### WRITTEN EXERCISE
Beginning with the line that contains "What TikZ code", retype the entries below exactly, ending with the line that contains "minimum width=81pt, minimum". Leave out any pictures.

*** INFORMATION PROVIDED

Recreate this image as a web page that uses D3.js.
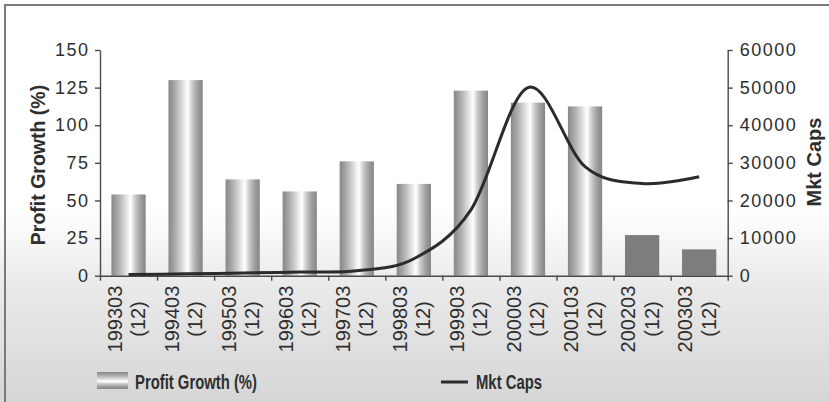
<!DOCTYPE html>
<html>
<head>
<meta charset="utf-8">
<script src="https://cdn.jsdelivr.net/npm/d3@7"></script>
<style>
  html, body { margin: 0; padding: 0; background: #fff; }
  svg { display: block; }
  text { font-family: "Liberation Sans", Arial, sans-serif; fill: #2e2e2e; }
</style>
</head>
<body>
<svg id="chart" width="829" height="402"></svg>
<script>
"use strict";

// chart values
var periods = ["199303", "199403", "199503", "199603", "199703", "199803",
    "199903", "200003", "200103", "200203", "200303"];
var periodMonths = ["(12)", "(12)", "(12)", "(12)", "(12)", "(12)",
    "(12)", "(12)", "(12)", "(12)", "(12)"];
var profitGrowth = [54, 130, 64, 56, 76, 61, 123, 115, 112.5, 27, 17.5];
var mktCaps = [300, 500, 700, 1000, 1300, 4500, 17500, 50000, 29000, 24500, 26300];
var solidPeriods = ["200203", "200303"];
var profitTicks = [0, 25, 50, 75, 100, 125, 150];
var capTicks = [0, 10000, 20000, 30000, 40000, 50000, 60000];
var legendLabels = ["Profit Growth (%)", "Mkt Caps"];

(function () {
    var svg = d3.select("#chart"),
        W = 829,
        H = 402,
        left = 100,
        right = 727.7,
        top = 50,
        bottom = 275.7,
        defs = svg.append("defs"),
        x,
        edge,
        yLeft,
        yRight,
        bg,
        bar,
        sw,
        line;

    // background: white fading into pale grey
    bg = defs.append("linearGradient")
        .attr("id", "bgGrad")
        .attr("x1", 0).attr("y1", 0).attr("x2", 0).attr("y2", 1);
    bg.append("stop").attr("offset", 0).attr("stop-color", "#ffffff");
    bg.append("stop").attr("offset", 0.52).attr("stop-color", "#ffffff");
    bg.append("stop").attr("offset", 0.72).attr("stop-color", "#e9e9e9");
    bg.append("stop").attr("offset", 1).attr("stop-color", "#d6d6d6");

    var barStops = [
        [0, "#888888"], [0.15, "#a2a2a2"], [0.35, "#cecece"], [0.5, "#f2f2f2"],
        [0.56, "#ffffff"], [0.7, "#c8c8c8"], [0.85, "#9f9f9f"], [1, "#858585"]
    ];

    bar = defs.append("linearGradient")
        .attr("id", "barGrad")
        .attr("x1", 0).attr("y1", 0).attr("x2", 1).attr("y2", 0);
    sw = defs.append("linearGradient")
        .attr("id", "swatchGrad")
        .attr("x1", 0).attr("y1", 0).attr("x2", 0).attr("y2", 1);
    barStops.forEach(function (s) {
        bar.append("stop").attr("offset", s[0]).attr("stop-color", s[1]);
        sw.append("stop").attr("offset", s[0]).attr("stop-color", s[1]);
    });

    svg.append("rect")
        .attr("width", W).attr("height", H)
        .attr("fill", "url(#bgGrad)");

    // frame
    svg.append("path")
        .attr("d", "M5," + H + "V5H" + W)
        .attr("fill", "none")
        .attr("stroke", "#7a7a7a")
        .attr("stroke-width", 2);

    x = d3.scaleBand().domain(periods).range([left, right]).padding(0);
    edge = d3.scaleLinear().domain([0, periods.length]).range([left, right]);
    yLeft = d3.scaleLinear().domain([0, 150]).range([bottom, top]);
    yRight = d3.scaleLinear().domain([0, 60000]).range([bottom, top]);

    // bars
    svg.append("g")
        .selectAll("rect")
        .data(periods)
        .enter()
        .append("rect")
        .attr("x", function (d) { return x(d) + x.bandwidth() * 0.2; })
        .attr("width", x.bandwidth() * 0.6)
        .attr("y", function (d, i) { return yLeft(profitGrowth[i]); })
        .attr("height", function (d, i) { return bottom - yLeft(profitGrowth[i]); })
        .attr("fill", function (d) {
            return solidPeriods.indexOf(d) >= 0 ? "#7d7d7d" : "url(#barGrad)";
        });

    // axes
    function styleAxis(g) {
        g.selectAll("path, line")
            .attr("stroke", "#4a4a4a")
            .attr("stroke-width", 1.4);
        g.selectAll("text")
            .attr("font-size", 18)
            .attr("letter-spacing", 1.5)
            .attr("fill", "#2e2e2e")
            .attr("font-family", "'Liberation Sans', Arial, sans-serif");
    }

    svg.append("g")
        .attr("transform", "translate(" + left + ",0)")
        .call(d3.axisLeft(yLeft).tickValues(profitTicks)
            .tickSize(5).tickSizeOuter(0).tickPadding(5.5))
        .call(styleAxis);

    svg.append("g")
        .attr("transform", "translate(" + right + ",0)")
        .call(d3.axisRight(yRight).tickValues(capTicks).tickFormat(d3.format("d"))
            .tickSize(5).tickSizeOuter(0).tickPadding(7))
        .call(styleAxis);

    svg.append("g")
        .attr("transform", "translate(0," + bottom + ")")
        .call(d3.axisBottom(edge).tickValues(d3.range(periods.length + 1))
            .tickFormat("").tickSize(5).tickSizeOuter(0))
        .call(styleAxis);

    // category labels, two lines, rotated
    var labels = svg.append("g")
        .selectAll("text")
        .data(periods)
        .enter()
        .append("text")
        .attr("transform", function (d) {
            return "translate(" + (x(d) + x.bandwidth() / 2) + ",319) rotate(-90)";
        })
        .attr("text-anchor", "middle")
        .attr("font-size", 20);
    labels.append("tspan")
        .attr("x", 0).attr("y", -6.8)
        .text(function (d) { return d; });
    labels.append("tspan")
        .attr("x", 0).attr("y", 16.5)
        .text(function (d, i) { return periodMonths[i]; });

    // market cap line
    line = d3.line()
        .x(function (d, i) { return x(periods[i]) + x.bandwidth() / 2; })
        .y(function (d) { return yRight(d); })
        .curve(d3.curveCatmullRom.alpha(0));

    svg.append("path")
        .datum(mktCaps)
        .attr("d", line)
        .attr("fill", "none")
        .attr("stroke", "#2b2b2b")
        .attr("stroke-width", 3);

    // axis titles
    svg.append("text")
        .attr("transform", "translate(45,165) rotate(-90)")
        .attr("text-anchor", "middle")
        .attr("font-weight", "bold")
        .attr("font-size", 19.5)
        .text("Profit Growth (%)");

    svg.append("text")
        .attr("transform", "translate(821,162) rotate(-90)")
        .attr("text-anchor", "middle")
        .attr("font-weight", "bold")
        .attr("font-size", 20)
        .text("Mkt Caps");

    // legend
    svg.append("rect")
        .attr("x", 97).attr("y", 372)
        .attr("width", 31).attr("height", 17)
        .attr("fill", "url(#swatchGrad)");
    svg.append("text")
        .attr("x", 135).attr("y", 389)
        .attr("font-family", "'Liberation Sans Narrow', 'Liberation Sans', sans-serif")
        .attr("font-weight", "bold")
        .attr("font-size", 20)
        .attr("textLength", 122)
        .attr("lengthAdjust", "spacingAndGlyphs")
        .text(legendLabels[0]);

    svg.append("line")
        .attr("x1", 441).attr("x2", 468)
        .attr("y1", 382).attr("y2", 382)
        .attr("stroke", "#2b2b2b")
        .attr("stroke-width", 3);
    svg.append("text")
        .attr("x", 476).attr("y", 389)
        .attr("font-family", "'Liberation Sans Narrow', 'Liberation Sans', sans-serif")
        .attr("font-weight", "bold")
        .attr("font-size", 20)
        .attr("textLength", 66)
        .attr("lengthAdjust", "spacingAndGlyphs")
        .text(legendLabels[1]);
}());
</script>
</body>
</html>
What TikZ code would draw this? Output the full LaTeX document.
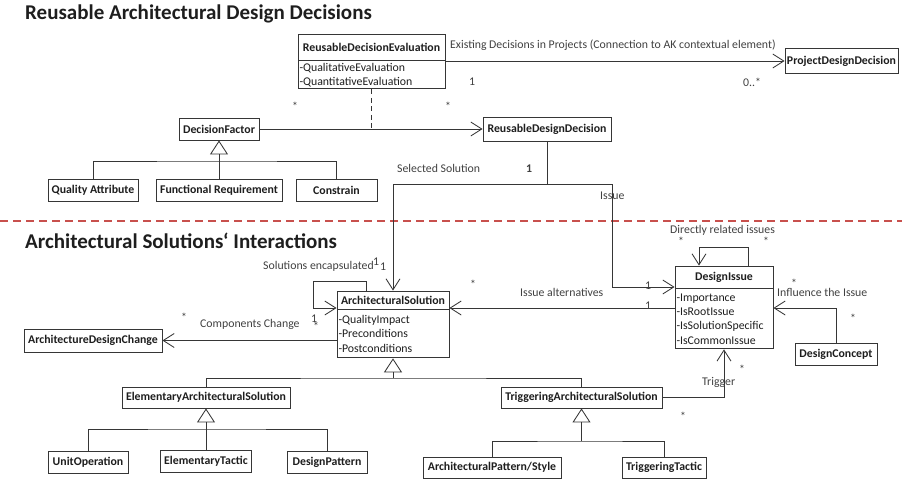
\documentclass[tikz,border=0pt]{standalone}
\usepackage{fontspec}
\setmainfont{Carlito}
\usetikzlibrary{arrows.meta,calc}
\definecolor{linec}{HTML}{363636}
\definecolor{txtc}{HTML}{1E1E1E}
\definecolor{lblc}{HTML}{404040}
\definecolor{redc}{HTML}{C8504D}
\begin{document}
\begin{tikzpicture}[x=1pt,y=-1pt,
 every node/.style={text=txtc},
 cls/.style={draw=linec, line width=0.9pt, fill=white, font=\fontsize{11.8}{14}\selectfont\bfseries, inner sep=0pt},
 attr/.style={draw=linec, line width=0.9pt, fill=white, font=\fontsize{11.8}{14.3}\selectfont, align=left, anchor=north, inner xsep=1.5pt, inner ysep=1pt},
 lbl/.style={text=lblc, font=\fontsize{11.8}{14}\selectfont, inner sep=0pt},
 title/.style={font=\fontsize{21}{24}\selectfont\bfseries, text=txtc, inner sep=0pt, anchor=west},
 conn/.style={draw=linec, line width=0.85pt},
 assoc/.style={conn, -{Straight Barb[length=11pt,width=14pt,line width=0.85pt]}},
 gen/.style={conn, -{Triangle[open,length=14pt,width=18pt,line width=0.85pt]}},
]
\useasboundingbox (0,0) rectangle (902,482);

% ---------- upper part ----------
\node[title] (t1) at (25,14) {Reusable Architectural Design Decisions};

\node[cls, minimum width=147pt, minimum height=26pt] (rdeh) at (371.5,47) {ReusableDecisionEvaluation};
\node[attr, text width=144pt, minimum height=28pt] (rdeb) at (rdeh.south) {-QualitativeEvaluation\\-QuantitativeEvaluation};
\node[cls, minimum width=113pt, minimum height=25pt] (pdd) at (841.5,61) {ProjectDesignDecision};
\node[cls, minimum width=80pt, minimum height=22pt] (df) at (219,129) {DecisionFactor};
\node[cls, minimum width=128pt, minimum height=24pt] (rdd) at (547,129) {ReusableDesignDecision};
\node[cls, minimum width=90pt, minimum height=22pt] (qa) at (93,190) {Quality Attribute};
\node[cls, minimum width=126pt, minimum height=22pt] (fr) at (219,190) {Functional Requirement};
\node[cls, minimum width=81pt, minimum height=22pt] (con) at (336.5,190) {Constrain};

\draw[assoc] (rdeb.east |- pdd.west) -- (pdd.west);
\coordinate (dfm) at (rdeb.south |- df.east);
\draw[conn, dash pattern=on 5pt off 3.5pt] (rdeb.south) -- (dfm);
\draw[assoc] (df.east) -- (rdd.west);
\coordinate (dfj) at (219,161);
\draw[conn] (qa.north) |- (dfj) -| (con.north);
\draw[gen] (fr.north) -- (df.south);

\node[lbl, anchor=west] (l1) at (450,45) {Existing Decisions in Projects (Connection to AK contextual element)};
\node[lbl] (m1) at (472,82) {1};
\node[lbl] (m2) at (752,82) {0..*};
\node[lbl] (m3) at (295,106) {*};
\node[lbl] (m4) at (448,106) {*};
\node[lbl, anchor=west] (l2) at (397,168) {Selected Solution};
\node[lbl, font=\fontsize{11.8}{14}\selectfont\bfseries] (m5) at (529,169) {1};
\node[lbl, anchor=west] (l3) at (600,196) {Issue};

% ---------- separator ----------
\coordinate (sl) at (0,221);
\coordinate (sr) at (902,221);
\draw[draw=redc, line width=1.2pt, dash pattern=on 8pt off 5pt] (sl) -- (sr);

% ---------- lower part ----------
\node[title] (t2) at (25,241) {Architectural Solutions‘ Interactions};

\node[cls, minimum width=112pt, minimum height=18pt] (ash) at (393,300) {ArchitecturalSolution};
\node[attr, text width=109pt, minimum height=48pt] (asb) at (ash.south) {-QualityImpact\\-Preconditions\\-Postconditions};
\node[cls, minimum width=138pt, minimum height=23pt] (adc) at (93,340.5) {ArchitectureDesignChange};
\node[cls, minimum width=98pt, minimum height=22pt] (dih) at (724,277) {DesignIssue};
\node[attr, text width=95pt, minimum height=60pt] (dib) at (dih.south) {-Importance\\-IsRootIssue\\-IsSolutionSpecific\\-IsCommonIssue};
\node[cls, minimum width=82pt, minimum height=22pt] (dc) at (836,354) {DesignConcept};
\node[cls, minimum width=168pt, minimum height=21pt] (eas) at (206,397.5) {ElementaryArchitecturalSolution};
\node[cls, minimum width=161pt, minimum height=21pt] (tas) at (581.5,397.5) {TriggeringArchitecturalSolution};
\node[cls, minimum width=80pt, minimum height=22pt] (uo) at (88,462) {UnitOperation};
\node[cls, minimum width=91pt, minimum height=22pt] (et) at (206,461) {ElementaryTactic};
\node[cls, minimum width=80pt, minimum height=22pt] (dp) at (327,462) {DesignPattern};
\node[cls, minimum width=138pt, minimum height=21pt] (aps) at (492,467.5) {ArchitecturalPattern/Style};
\node[cls, minimum width=84pt, minimum height=21pt] (tt) at (664,467.5) {TriggeringTactic};

% decision -> solution / issue
\coordinate (rj) at (547,184);
\coordinate (ij) at (612,287);
\draw[conn] (rdd.south) -- (rj);
\draw[assoc] (rj) -| (ash.north);
\draw[assoc] (rj) -| (ij) -- (dih.west |- ij);

% self loops
\draw[assoc] ($(ash.north)+(-27,0)$) |- (313,281) |- (ash.west |- 0,308);
\draw[assoc] ($(dih.north)+(24,0)$) |- (699,247) -- ($(dih.north)+(-25,0)$);

% associations
\draw[assoc] (asb.west |- adc.east) -- (adc.east);
\draw[assoc] (dib.west |- 0,308) -- (ash.east |- 0,308);
\draw[assoc] (dc.north) |- (dib.east |- 0,308);
\draw[assoc] (tas.east) -| (dib.south);

% generalisations
\coordinate (asj) at (393,378);
\draw[conn] (eas.north) |- (asj) -| (tas.north);
\draw[gen] (asj) -- (asb.south);
\coordinate (easj) at (206,429);
\draw[conn] (uo.north) |- (easj) -| (dp.north);
\draw[gen] (et.north) -- (eas.south);
\coordinate (tasj) at (581.5,441);
\draw[conn] (aps.north) |- (tasj) -| (tt.north);
\draw[gen] (tasj) -- (tas.south);

% labels
\node[lbl, anchor=west] (l4) at (263,266) {Solutions encapsulated};
\node[lbl] (m6) at (376,262) {1};
\node[lbl] (m7) at (383,267) {1};
\node[lbl] (m8) at (184,317) {*};
\node[lbl, anchor=west] (l5) at (200,324) {Components Change};
\node[lbl] (m9) at (314,319) {1};
\node[lbl] (m10) at (316,326) {*};
\node[lbl] (m11) at (473,284) {*};
\node[lbl, anchor=west] (l6) at (520,292) {Issue alternatives};
\node[lbl] (m12) at (648,286) {1};
\node[lbl] (m13) at (648,306) {1};
\node[lbl, anchor=west] (l7) at (670,230) {Directly related issues};
\node[lbl] (m14) at (681,241) {*};
\node[lbl] (m15) at (766,241) {*};
\node[lbl, anchor=west] (l8) at (777,292) {Influence the Issue};
\node[lbl] (m16) at (794,283) {*};
\node[lbl] (m17) at (853,318) {*};
\node[lbl, anchor=west] (l9) at (702,382) {Trigger};
\node[lbl] (m18) at (742,369) {*};
\node[lbl] (m19) at (683,416) {*};
\end{tikzpicture}
\end{document}
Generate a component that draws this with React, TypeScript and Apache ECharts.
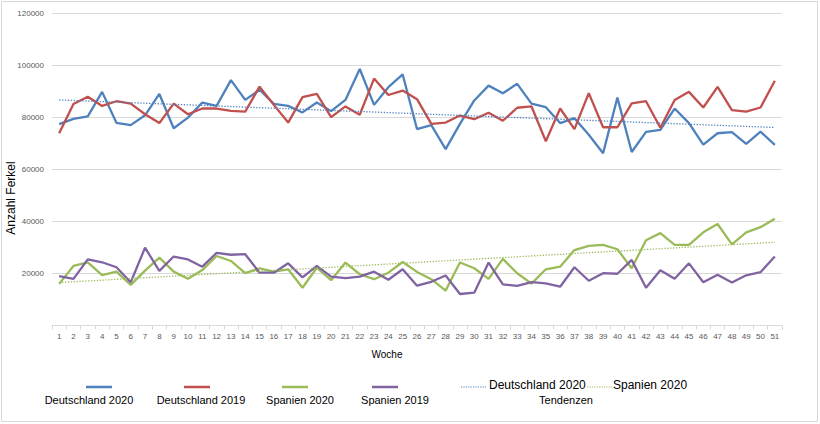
import React, { useEffect, useRef } from 'react';
import * as echarts from 'echarts';

const weeks = ['1','2','3','4','5','6','7','8','9','10','11','12','13','14','15','16','17','18','19','20','21','22','23','24','25','26','27','28','29','30','31','32','33','34','35','36','37','38','39','40','41','42','43','44','45','46','47','48','49','50','51'];

const deutschland2020 = [77400,79400,80400,89800,77900,77000,80800,89000,75800,79900,85700,84400,94300,86700,90600,85200,84400,81900,85700,82400,86700,98600,84800,91600,96500,75500,77000,67800,77500,86500,92200,89300,92900,85300,83900,77800,79700,73300,66200,87600,66700,74400,75200,83400,77800,69500,73900,74300,69800,74500,69400];
const deutschland2019 = [73900,85100,87900,84400,86200,85300,81200,77800,85300,81200,83400,83400,82500,82200,91800,84800,78000,87800,89000,80100,84200,81000,94900,88600,90300,87000,77500,78000,80700,79300,81800,78700,83700,84200,70800,83400,75500,89300,76200,76200,85400,86200,76000,86700,89800,83800,91700,82800,82200,83800,94100];
const spanien2020 = [16000,22900,24300,19400,20700,15600,21100,26100,20700,18000,21300,26700,24800,20100,22000,20700,21600,14500,22200,17400,24200,19700,17800,20300,24400,20600,17800,13400,24200,22000,17900,25600,20100,16100,21600,22600,29000,30600,31000,29300,22000,32800,35500,31000,31000,35800,39000,31200,35800,37800,41000];
const spanien2019 = [19000,17900,25400,24300,22400,16600,29900,21000,26500,25400,22600,27900,27200,27400,20300,20300,23900,18500,22900,18800,18200,18800,20700,17600,21600,15300,16800,19200,12100,12600,24200,15800,15200,16700,16200,14900,22400,17200,20100,19900,25200,14500,21200,18000,23900,16600,19500,16500,19300,20500,26500];

// Trend lines (endpoints: week 1 and week 51)
const trendDeutschland2020 = [86700, 76100];
const trendSpanien2020 = [16500, 32000];

const yTicks = [0, 20000, 40000, 60000, 80000, 100000, 120000];

const seriesNames = ['Deutschland 2020', 'Deutschland 2019', 'Spanien 2020', 'Spanien 2019'];
const trendNames = ['Deutschland 2020', 'Spanien 2020'];
const colors = ['#4f81bd', '#c0504d', '#9bbb59', '#8064a2'];

const FONT = '"Liberation Sans", Arial, sans-serif';

export default function App() {
  const ref = useRef<HTMLDivElement>(null);
  useEffect(() => {
    document.body.style.margin = '0';
    if (!ref.current) return;
    const chart = echarts.init(ref.current, null, { renderer: 'svg' });
    const seriesData = [deutschland2020, deutschland2019, spanien2020, spanien2019];

    const legendX = [86, 184, 282, 372];
    const legendTextX = [89, 201, 300, 395];
    const graphic: any[] = [
      {
        type: 'rect',
        shape: { x: 1.5, y: 1.5, width: 816, height: 420 },
        style: { fill: 'none', stroke: '#d9d9d9', lineWidth: 1 },
        silent: true,
      },
      {
        type: 'text',
        x: 11,
        y: 198,
        rotation: Math.PI / 2,
        style: { text: 'Anzahl Ferkel', font: `12px ${FONT}`, fill: '#000', align: 'center', verticalAlign: 'middle' },
      },
      {
        type: 'text',
        x: 387,
        y: 354,
        style: { text: 'Woche', font: `10px ${FONT}`, fill: '#000', align: 'center', verticalAlign: 'middle' },
      },
    ];
    seriesNames.forEach((n, i) => {
      graphic.push({
        type: 'line',
        shape: { x1: legendX[i], y1: 387, x2: legendX[i] + 26, y2: 387 },
        style: { stroke: colors[i], lineWidth: 2.5 },
      });
      graphic.push({
        type: 'text',
        x: legendTextX[i],
        y: 400,
        style: { text: n, font: `11px ${FONT}`, fill: '#000', align: 'center', verticalAlign: 'middle' },
      });
    });
    const trendLineX = [461, 587];
    const trendTextX = [489, 613];
    const trendColors = [colors[0], colors[2]];
    trendNames.forEach((n, i) => {
      graphic.push({
        type: 'line',
        shape: { x1: trendLineX[i], y1: 387, x2: trendLineX[i] + 25, y2: 387 },
        style: { stroke: trendColors[i], lineWidth: 1.2, lineDash: [1.2, 1.2] },
      });
      graphic.push({
        type: 'text',
        x: trendTextX[i],
        y: 385,
        style: { text: n, font: `12px ${FONT}`, fill: '#000', align: 'left', verticalAlign: 'middle' },
      });
    });
    graphic.push({
      type: 'text',
      x: 566,
      y: 400,
      style: { text: 'Tendenzen', font: `11px ${FONT}`, fill: '#000', align: 'center', verticalAlign: 'middle' },
    });

    const series: any[] = seriesNames.map((n, i) => ({
      name: n,
      type: 'line',
      data: seriesData[i],
      symbol: 'none',
      showSymbol: false,
      lineStyle: { color: colors[i], width: 2.3 },
      itemStyle: { color: colors[i] },
      z: 2,
    }));
    series.push({
      name: 'Trend Deutschland 2020',
      type: 'line',
      data: [[weeks[0], trendDeutschland2020[0]], [weeks[weeks.length - 1], trendDeutschland2020[1]]],
      symbol: 'none',
      lineStyle: { color: colors[0], width: 1.3, type: [1.3, 1.6] },
      z: 3,
    });
    series.push({
      name: 'Trend Spanien 2020',
      type: 'line',
      data: [[weeks[0], trendSpanien2020[0]], [weeks[weeks.length - 1], trendSpanien2020[1]]],
      symbol: 'none',
      lineStyle: { color: colors[2], width: 1.3, type: [1.3, 1.6] },
      z: 3,
    });

    chart.setOption({
      animation: false,
      backgroundColor: '#fff',
      grid: { left: 52, right: 38, top: 13.3, bottom: 98.5, containLabel: false },
      xAxis: {
        type: 'category',
        data: weeks,
        boundaryGap: true,
        axisLine: { show: true, lineStyle: { color: '#d9d9d9', width: 1 } },
        axisTick: { show: true, length: 4, lineStyle: { color: '#d9d9d9' } },
        axisLabel: { interval: 0, color: '#595959', fontSize: 8, fontFamily: FONT, margin: 7 },
        splitLine: { show: false },
      },
      yAxis: {
        type: 'value',
        min: yTicks[0],
        max: yTicks[yTicks.length - 1],
        interval: 20000,
        axisLine: { show: false },
        axisTick: { show: false },
        axisLabel: {
          color: '#595959',
          fontSize: 8,
          fontFamily: FONT,
          margin: 8,
          formatter: (v: number) => (v === 0 ? '' : String(v)),
        },
        splitLine: { show: true, lineStyle: { color: '#d9d9d9', width: 1 } },
      },
      graphic,
      series,
    });
    return () => chart.dispose();
  }, []);
  return <div ref={ref} style={{ width: 820, height: 424 }} />;
}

******

### IN RESPONSE
What TikZ code would draw this? Output the full LaTeX document.
\documentclass[tikz,border=0pt]{standalone}
\usepackage{fontspec}
\setmainfont{Carlito}
\usetikzlibrary{arrows.meta,calc}
\definecolor{linec}{HTML}{363636}
\definecolor{txtc}{HTML}{1E1E1E}
\definecolor{lblc}{HTML}{404040}
\definecolor{redc}{HTML}{C8504D}
\begin{document}
\begin{tikzpicture}[x=1pt,y=-1pt,
 every node/.style={text=txtc},
 cls/.style={draw=linec, line width=0.9pt, fill=white, font=\fontsize{11.8}{14}\selectfont\bfseries, inner sep=0pt},
 attr/.style={draw=linec, line width=0.9pt, fill=white, font=\fontsize{11.8}{14.3}\selectfont, align=left, anchor=north, inner xsep=1.5pt, inner ysep=1pt},
 lbl/.style={text=lblc, font=\fontsize{11.8}{14}\selectfont, inner sep=0pt},
 title/.style={font=\fontsize{21}{24}\selectfont\bfseries, text=txtc, inner sep=0pt, anchor=west},
 conn/.style={draw=linec, line width=0.85pt},
 assoc/.style={conn, -{Straight Barb[length=11pt,width=14pt,line width=0.85pt]}},
 gen/.style={conn, -{Triangle[open,length=14pt,width=18pt,line width=0.85pt]}},
]
\useasboundingbox (0,0) rectangle (902,482);

% ---------- upper part ----------
\node[title] (t1) at (25,14) {Reusable Architectural Design Decisions};

\node[cls, minimum width=147pt, minimum height=26pt] (rdeh) at (371.5,47) {ReusableDecisionEvaluation};
\node[attr, text width=144pt, minimum height=28pt] (rdeb) at (rdeh.south) {-QualitativeEvaluation\\-QuantitativeEvaluation};
\node[cls, minimum width=113pt, minimum height=25pt] (pdd) at (841.5,61) {ProjectDesignDecision};
\node[cls, minimum width=80pt, minimum height=22pt] (df) at (219,129) {DecisionFactor};
\node[cls, minimum width=128pt, minimum height=24pt] (rdd) at (547,129) {ReusableDesignDecision};
\node[cls, minimum width=90pt, minimum height=22pt] (qa) at (93,190) {Quality Attribute};
\node[cls, minimum width=126pt, minimum height=22pt] (fr) at (219,190) {Functional Requirement};
\node[cls, minimum width=81pt, minimum height=22pt] (con) at (336.5,190) {Constrain};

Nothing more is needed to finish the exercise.